In our family, we call these Mattress Moments, based on the horse race in Siena called the Palio, where riders and horses are protected from their treacherous turns in dashes around the town's plaza by the residents' mattresses. That is how I show love--protecting my darlings from life's sharp corners and painful falls, taking it all in my super-absorbent springs.
At the end of August, another of my children heads out into the world, only this time it's my paper and ink baby, my newborn novel. I'm experiencing spasms of that same anxious protectiveness. But for what? This is not my oldest son who speaks differently or my middle boy who hides his insecurities behind fists and teeth or my baby girl with her withering Ice Queen stare. This is a book, a story, and although the characters have aspects of real life models who are dear to me, they are their own imaginary entities. My characters won't scour the one-star reviews at Amazon to find out exactly what makes them unsympathetic, unlovable or clichéd.

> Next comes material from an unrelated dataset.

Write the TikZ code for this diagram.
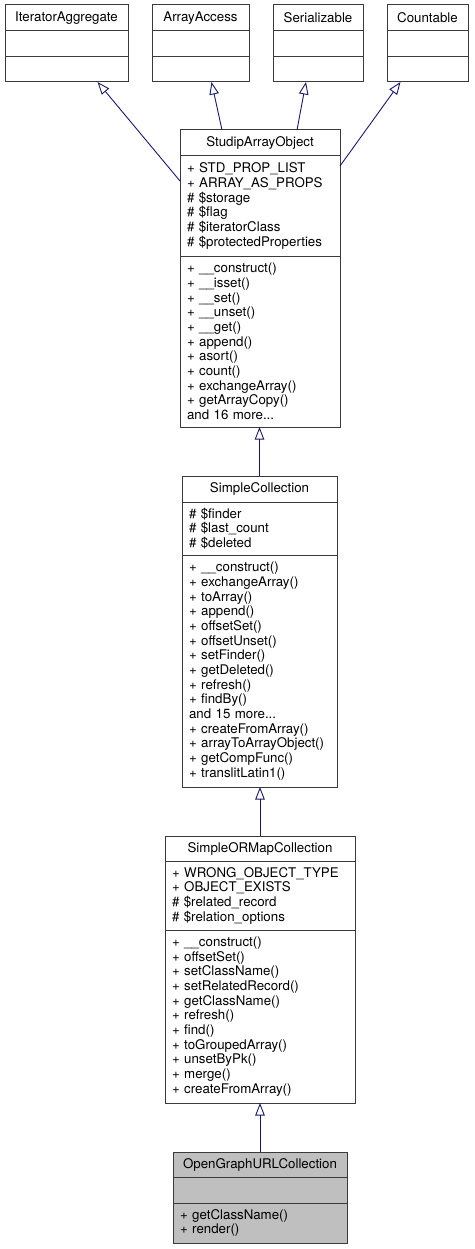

Am I afraid for myself, then, the ego of the artist? I don't think so. I have a pretty healthy self-esteem, a confidence in my ability as a storyteller and I am proud of this novel. But nobody likes to be misunderstood.
Pre-publication, I have received beautiful jacket blurbs from respected writers, a fabulous Kirkus review, and then one day this July I tripped out of the starting gate with a mediocre one from Publisher’s Weekly. Worse, a writer has no choice about whether or not these editorial reviews run on the pages of major booksellers. You can see this review here.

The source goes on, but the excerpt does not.